I. To begin, Christ’s love is presented as "a never ebbing sea"
"Immortal love, for ever full, for ever flowing free,
For ever shared, for ever whole, A never-ebbing sea!"
 A. The word "immortal" means not subject to death: 1 Tim. 1.17; this is certainly an accurate description of Christ’s love
 B. Because Christ’s love is immortal, it is "forever full, forever flowing free": Rom. 5.16-21; Christ’s love is not the payment of a debt,
but a free gift for our salvation
 C. Therefore, it is "a never-ebbing sea": Psa. 104.24-25. The word "sea" here stands for all the oceans of the earth. Just as great and wide as this sea is, so is Christ’s love for us.

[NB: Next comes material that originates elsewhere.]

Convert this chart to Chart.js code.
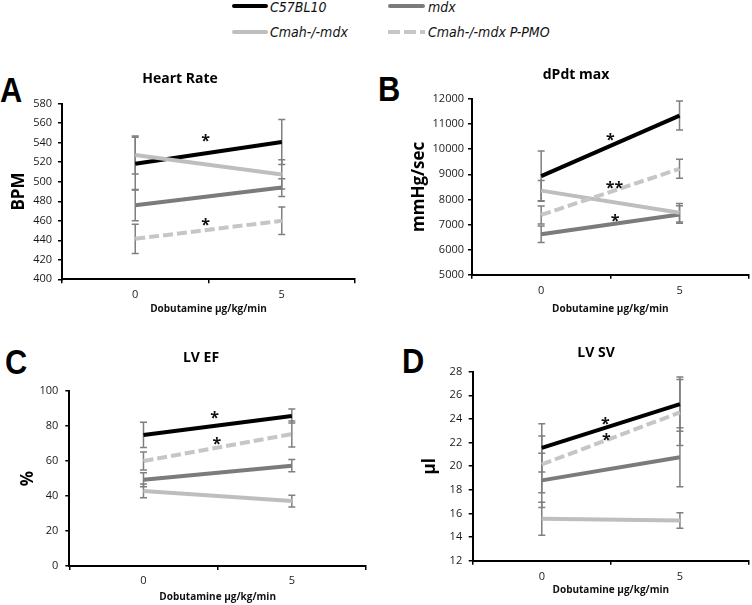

II. Next, Christ’s love is portrayed as something within us
"Our outward lips confess the name All other names above;
Love only knoweth whence it came, And comprehendeth love."
 A. We must confess with our outward lips the name of Christ: Rom. 10.9-10
 B. This is because His name is above all other names: Phil. 2.9-11
 C. However, it is only by love in our hearts that we can comprehend the width, length, breadth, and height: Eph. 3.17-19

III. Again, Christ’s love is described as a healing
"The healing of His seamless dress Is by our beds of pain;
We touch Him in life’s throng and press, And we are whole again."
 A. This stanza is based on an incident in the life of Jesus where just a touch of His garment healed a very ill woman: Matt. 9.18-22
 B. Obviously, we cannot literally touch the hem of His garment today, but we can access the same power of healing by coming to Him in obedience to His will: Matt. 11.27-30
 C. And when we do so, we can be healed: Jas. 5.16. The meaning is that just as during His earthly ministry Jesus healed those who were sick and oppressed by the devil such as the poor woman, so because of His love for us, He is willing to heal us from the spiritual disease of sin even now

IV. Finally, Christ’s love is universal
"O Lord and Master of us all, What-e’er our name or sign,
We own Thy sway, we hear Thy call, We test our lives by Thine."
 A. Jesus came to be Lord and Master of everyone: Jn. 13.13
 B. Therefore, His gospel is suited to all mankind: Matt. 28.18-20, Acts 10.34-35, Rom. 1.16, Gal. 3.28
 C. But in order for Him to be our Lord, we must test our love by His: Eph. 5.1-2. Christ’s love is not for just one nation or race of people, but for everyone regardless of the name of our country or the sign of our ethnic background; and thus, we need to have the same kind of love for all mankind

     CONCL.: While Jesus, because of His great love, did for us what we could not do for ourselves, He will not do for us what we can do. So, just as indispensable a link in the chain of our salvation is our love for Him which is in response to all that He has done for us and which motivates us to do whatever He commands us to do that we might be saved.  Yet, even this would not be possible if it were not for the equally indispensable link of Christ’s "Immortal Love, Forever Full."